## RECORDED DATA
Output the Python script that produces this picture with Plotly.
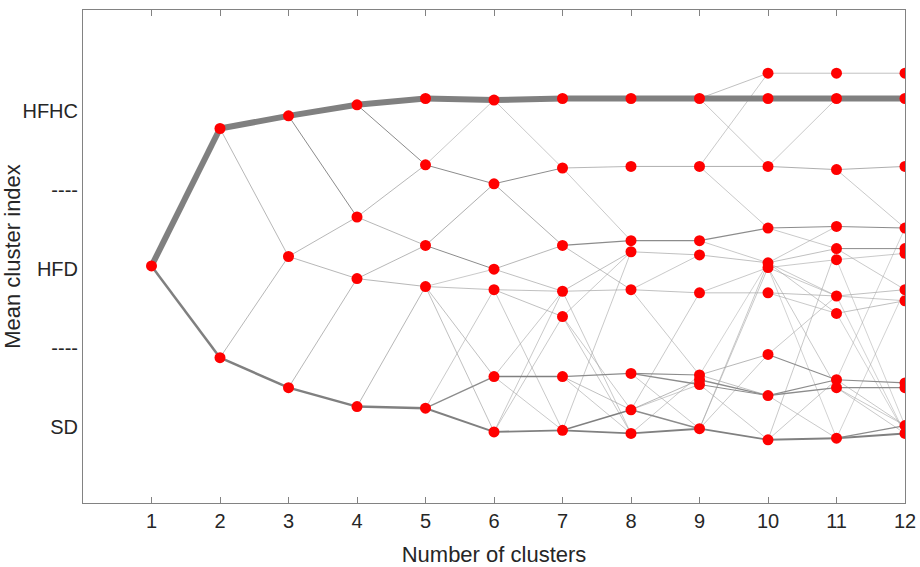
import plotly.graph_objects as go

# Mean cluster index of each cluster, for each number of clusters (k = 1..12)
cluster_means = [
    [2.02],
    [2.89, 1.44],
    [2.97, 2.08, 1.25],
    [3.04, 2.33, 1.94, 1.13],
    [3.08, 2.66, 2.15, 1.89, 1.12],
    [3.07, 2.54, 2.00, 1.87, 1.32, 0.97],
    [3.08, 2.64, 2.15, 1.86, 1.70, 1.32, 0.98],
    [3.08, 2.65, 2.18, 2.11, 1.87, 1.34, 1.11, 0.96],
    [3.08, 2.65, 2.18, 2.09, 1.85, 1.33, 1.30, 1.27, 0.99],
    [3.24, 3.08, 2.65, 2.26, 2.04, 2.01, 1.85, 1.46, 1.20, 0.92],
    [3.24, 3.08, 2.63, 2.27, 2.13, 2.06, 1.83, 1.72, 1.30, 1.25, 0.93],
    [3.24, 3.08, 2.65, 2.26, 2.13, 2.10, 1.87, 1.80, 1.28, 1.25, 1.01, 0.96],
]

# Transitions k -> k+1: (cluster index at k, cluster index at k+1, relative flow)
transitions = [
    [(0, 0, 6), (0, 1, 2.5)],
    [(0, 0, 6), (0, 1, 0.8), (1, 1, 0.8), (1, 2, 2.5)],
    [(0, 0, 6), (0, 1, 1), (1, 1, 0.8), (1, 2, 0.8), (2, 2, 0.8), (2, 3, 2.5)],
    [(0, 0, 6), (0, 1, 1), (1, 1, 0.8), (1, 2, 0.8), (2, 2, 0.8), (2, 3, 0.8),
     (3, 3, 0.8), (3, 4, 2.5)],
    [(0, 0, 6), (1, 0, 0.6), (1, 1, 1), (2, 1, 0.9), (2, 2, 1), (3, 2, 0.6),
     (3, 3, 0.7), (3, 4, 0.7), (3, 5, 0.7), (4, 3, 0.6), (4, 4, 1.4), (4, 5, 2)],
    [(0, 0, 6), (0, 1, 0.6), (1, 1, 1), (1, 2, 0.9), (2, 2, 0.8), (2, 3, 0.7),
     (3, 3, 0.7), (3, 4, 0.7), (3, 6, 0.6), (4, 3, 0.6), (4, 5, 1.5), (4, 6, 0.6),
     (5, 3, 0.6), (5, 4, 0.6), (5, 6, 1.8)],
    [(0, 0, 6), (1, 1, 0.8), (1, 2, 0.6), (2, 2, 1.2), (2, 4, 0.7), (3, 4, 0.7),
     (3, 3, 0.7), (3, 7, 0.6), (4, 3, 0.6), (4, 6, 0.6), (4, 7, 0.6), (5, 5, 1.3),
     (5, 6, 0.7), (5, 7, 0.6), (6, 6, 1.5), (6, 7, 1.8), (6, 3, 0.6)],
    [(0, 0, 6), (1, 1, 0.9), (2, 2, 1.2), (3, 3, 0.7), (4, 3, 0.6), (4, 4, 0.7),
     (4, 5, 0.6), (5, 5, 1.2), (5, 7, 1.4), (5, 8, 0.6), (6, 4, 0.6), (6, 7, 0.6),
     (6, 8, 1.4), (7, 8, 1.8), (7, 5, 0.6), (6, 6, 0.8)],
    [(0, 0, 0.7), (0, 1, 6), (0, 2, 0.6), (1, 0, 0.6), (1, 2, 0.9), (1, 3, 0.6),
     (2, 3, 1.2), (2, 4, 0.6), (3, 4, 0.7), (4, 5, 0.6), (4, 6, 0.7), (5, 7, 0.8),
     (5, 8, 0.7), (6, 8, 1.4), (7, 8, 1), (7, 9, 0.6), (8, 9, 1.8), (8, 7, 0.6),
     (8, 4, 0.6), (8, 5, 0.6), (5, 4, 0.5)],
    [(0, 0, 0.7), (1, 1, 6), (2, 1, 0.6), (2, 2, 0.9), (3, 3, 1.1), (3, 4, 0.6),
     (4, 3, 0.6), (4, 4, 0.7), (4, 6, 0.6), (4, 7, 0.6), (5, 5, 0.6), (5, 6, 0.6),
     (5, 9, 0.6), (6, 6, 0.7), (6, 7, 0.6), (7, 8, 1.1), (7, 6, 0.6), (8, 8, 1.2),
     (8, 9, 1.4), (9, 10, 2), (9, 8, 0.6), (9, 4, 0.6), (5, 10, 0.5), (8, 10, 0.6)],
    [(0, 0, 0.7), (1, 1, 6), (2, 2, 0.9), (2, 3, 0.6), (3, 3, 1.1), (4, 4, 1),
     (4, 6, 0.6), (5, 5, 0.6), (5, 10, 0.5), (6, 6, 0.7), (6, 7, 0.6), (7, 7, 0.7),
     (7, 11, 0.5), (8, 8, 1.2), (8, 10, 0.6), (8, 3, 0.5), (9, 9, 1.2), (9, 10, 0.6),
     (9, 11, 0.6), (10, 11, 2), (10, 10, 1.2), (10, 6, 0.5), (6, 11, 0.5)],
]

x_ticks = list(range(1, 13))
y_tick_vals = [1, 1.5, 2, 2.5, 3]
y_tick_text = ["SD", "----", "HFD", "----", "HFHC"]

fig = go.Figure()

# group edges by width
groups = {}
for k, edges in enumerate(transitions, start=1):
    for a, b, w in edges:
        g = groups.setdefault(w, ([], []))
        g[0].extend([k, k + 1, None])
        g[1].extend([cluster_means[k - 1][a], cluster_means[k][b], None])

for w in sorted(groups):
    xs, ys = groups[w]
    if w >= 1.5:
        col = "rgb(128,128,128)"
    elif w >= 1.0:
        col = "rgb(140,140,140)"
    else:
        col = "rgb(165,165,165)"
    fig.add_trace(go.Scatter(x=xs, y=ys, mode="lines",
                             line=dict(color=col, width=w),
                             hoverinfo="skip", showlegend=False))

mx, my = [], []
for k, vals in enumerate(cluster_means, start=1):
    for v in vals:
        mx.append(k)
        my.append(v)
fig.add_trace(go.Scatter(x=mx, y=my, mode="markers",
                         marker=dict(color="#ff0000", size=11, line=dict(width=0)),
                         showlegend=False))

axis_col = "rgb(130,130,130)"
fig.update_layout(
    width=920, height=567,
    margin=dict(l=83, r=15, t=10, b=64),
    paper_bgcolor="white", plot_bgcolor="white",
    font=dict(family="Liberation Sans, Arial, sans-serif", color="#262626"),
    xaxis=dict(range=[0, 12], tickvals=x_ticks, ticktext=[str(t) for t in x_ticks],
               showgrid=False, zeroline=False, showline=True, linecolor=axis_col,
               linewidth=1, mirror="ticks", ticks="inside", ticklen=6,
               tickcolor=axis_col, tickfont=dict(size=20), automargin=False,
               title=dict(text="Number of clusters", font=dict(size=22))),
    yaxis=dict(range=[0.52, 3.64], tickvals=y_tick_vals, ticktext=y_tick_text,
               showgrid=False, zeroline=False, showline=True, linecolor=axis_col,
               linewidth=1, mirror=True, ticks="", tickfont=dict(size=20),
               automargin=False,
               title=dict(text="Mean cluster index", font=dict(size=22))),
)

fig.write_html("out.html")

## GIVEN INSTRUCTION
Return, unchanged, the lines from the first line of the material through the line that holds "import plotly.graph_objects as go", inclusive, omitting pictures.

## RESULT FOR THIS EXERCISE
Output the Python script that produces this picture with Plotly.
import plotly.graph_objects as go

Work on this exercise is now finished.